Description of the task: Omit all images. Transcribe the rest of the material below exactly.

[START Supplied information]

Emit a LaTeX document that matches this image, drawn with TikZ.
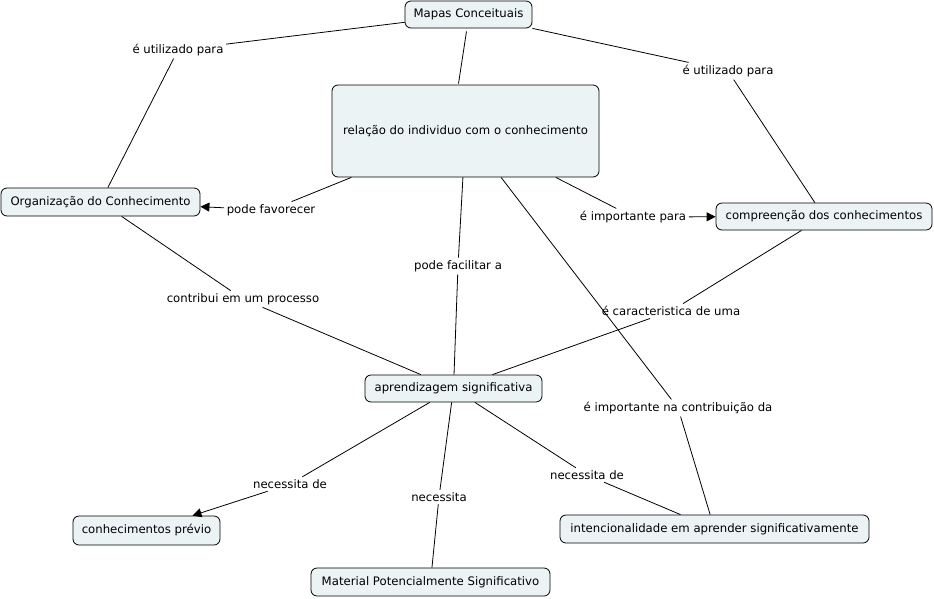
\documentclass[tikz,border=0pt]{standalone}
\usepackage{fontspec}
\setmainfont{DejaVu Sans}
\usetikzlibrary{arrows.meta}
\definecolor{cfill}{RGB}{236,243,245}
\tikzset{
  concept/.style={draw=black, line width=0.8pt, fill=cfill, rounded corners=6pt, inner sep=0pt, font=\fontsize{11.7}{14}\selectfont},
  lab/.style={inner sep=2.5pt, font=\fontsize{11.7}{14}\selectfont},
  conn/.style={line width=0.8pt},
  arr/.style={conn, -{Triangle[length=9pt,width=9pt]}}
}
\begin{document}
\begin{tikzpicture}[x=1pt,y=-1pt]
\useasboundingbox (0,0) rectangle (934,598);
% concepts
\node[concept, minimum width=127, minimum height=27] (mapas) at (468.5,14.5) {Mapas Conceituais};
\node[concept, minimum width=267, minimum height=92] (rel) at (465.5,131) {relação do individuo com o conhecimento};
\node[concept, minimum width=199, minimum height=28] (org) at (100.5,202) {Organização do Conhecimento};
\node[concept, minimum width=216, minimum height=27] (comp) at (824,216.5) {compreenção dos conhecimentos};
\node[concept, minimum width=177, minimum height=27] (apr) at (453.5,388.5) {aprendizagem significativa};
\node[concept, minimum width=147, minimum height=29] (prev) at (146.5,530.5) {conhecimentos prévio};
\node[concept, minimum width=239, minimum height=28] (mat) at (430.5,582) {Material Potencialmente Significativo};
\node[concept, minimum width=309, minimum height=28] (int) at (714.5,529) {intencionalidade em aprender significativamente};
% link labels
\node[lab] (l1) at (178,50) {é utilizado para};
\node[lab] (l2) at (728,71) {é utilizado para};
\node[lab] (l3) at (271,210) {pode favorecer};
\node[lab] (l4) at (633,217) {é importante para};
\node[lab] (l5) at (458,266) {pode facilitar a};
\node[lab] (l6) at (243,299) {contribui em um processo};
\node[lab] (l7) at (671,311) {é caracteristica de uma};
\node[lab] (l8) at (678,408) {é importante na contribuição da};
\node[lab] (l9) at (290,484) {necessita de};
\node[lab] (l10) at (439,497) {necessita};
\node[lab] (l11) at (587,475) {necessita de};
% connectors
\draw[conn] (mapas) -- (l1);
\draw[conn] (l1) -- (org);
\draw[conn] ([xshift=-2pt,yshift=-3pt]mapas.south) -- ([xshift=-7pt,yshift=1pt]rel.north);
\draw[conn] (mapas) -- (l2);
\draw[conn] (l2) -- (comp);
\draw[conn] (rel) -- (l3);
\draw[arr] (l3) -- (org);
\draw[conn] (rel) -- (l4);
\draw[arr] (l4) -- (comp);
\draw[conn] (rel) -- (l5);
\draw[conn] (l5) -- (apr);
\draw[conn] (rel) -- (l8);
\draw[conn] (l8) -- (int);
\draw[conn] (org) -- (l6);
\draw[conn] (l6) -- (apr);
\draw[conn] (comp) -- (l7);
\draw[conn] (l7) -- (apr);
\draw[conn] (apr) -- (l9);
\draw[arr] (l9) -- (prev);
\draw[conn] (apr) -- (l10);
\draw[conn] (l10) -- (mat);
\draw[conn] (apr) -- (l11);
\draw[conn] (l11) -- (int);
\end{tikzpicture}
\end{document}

[END Supplied information]

In response:
Emit a LaTeX document that matches this image, drawn with TikZ.
\documentclass[tikz,border=0pt]{standalone}
\usepackage{fontspec}
\setmainfont{DejaVu Sans}
\usetikzlibrary{arrows.meta}
\definecolor{cfill}{RGB}{236,243,245}
\tikzset{
  concept/.style={draw=black, line width=0.8pt, fill=cfill, rounded corners=6pt, inner sep=0pt, font=\fontsize{11.7}{14}\selectfont},
  lab/.style={inner sep=2.5pt, font=\fontsize{11.7}{14}\selectfont},
  conn/.style={line width=0.8pt},
  arr/.style={conn, -{Triangle[length=9pt,width=9pt]}}
}
\begin{document}
\begin{tikzpicture}[x=1pt,y=-1pt]
\useasboundingbox (0,0) rectangle (934,598);
% concepts
\node[concept, minimum width=127, minimum height=27] (mapas) at (468.5,14.5) {Mapas Conceituais};
\node[concept, minimum width=267, minimum height=92] (rel) at (465.5,131) {relação do individuo com o conhecimento};
\node[concept, minimum width=199, minimum height=28] (org) at (100.5,202) {Organização do Conhecimento};
\node[concept, minimum width=216, minimum height=27] (comp) at (824,216.5) {compreenção dos conhecimentos};
\node[concept, minimum width=177, minimum height=27] (apr) at (453.5,388.5) {aprendizagem significativa};
\node[concept, minimum width=147, minimum height=29] (prev) at (146.5,530.5) {conhecimentos prévio};
\node[concept, minimum width=239, minimum height=28] (mat) at (430.5,582) {Material Potencialmente Significativo};
\node[concept, minimum width=309, minimum height=28] (int) at (714.5,529) {intencionalidade em aprender significativamente};
% link labels
\node[lab] (l1) at (178,50) {é utilizado para};
\node[lab] (l2) at (728,71) {é utilizado para};
\node[lab] (l3) at (271,210) {pode favorecer};
\node[lab] (l4) at (633,217) {é importante para};
\node[lab] (l5) at (458,266) {pode facilitar a};
\node[lab] (l6) at (243,299) {contribui em um processo};
\node[lab] (l7) at (671,311) {é caracteristica de uma};
\node[lab] (l8) at (678,408) {é importante na contribuição da};
\node[lab] (l9) at (290,484) {necessita de};
\node[lab] (l10) at (439,497) {necessita};
\node[lab] (l11) at (587,475) {necessita de};
% connectors
\draw[conn] (mapas) -- (l1);
\draw[conn] (l1) -- (org);
\draw[conn] ([xshift=-2pt,yshift=-3pt]mapas.south) -- ([xshift=-7pt,yshift=1pt]rel.north);
\draw[conn] (mapas) -- (l2);
\draw[conn] (l2) -- (comp);
\draw[conn] (rel) -- (l3);
\draw[arr] (l3) -- (org);
\draw[conn] (rel) -- (l4);
\draw[arr] (l4) -- (comp);
\draw[conn] (rel) -- (l5);
\draw[conn] (l5) -- (apr);
\draw[conn] (rel) -- (l8);
\draw[conn] (l8) -- (int);
\draw[conn] (org) -- (l6);
\draw[conn] (l6) -- (apr);
\draw[conn] (comp) -- (l7);
\draw[conn] (l7) -- (apr);
\draw[conn] (apr) -- (l9);
\draw[arr] (l9) -- (prev);
\draw[conn] (apr) -- (l10);
\draw[conn] (l10) -- (mat);
\draw[conn] (apr) -- (l11);
\draw[conn] (l11) -- (int);
\end{tikzpicture}
\end{document}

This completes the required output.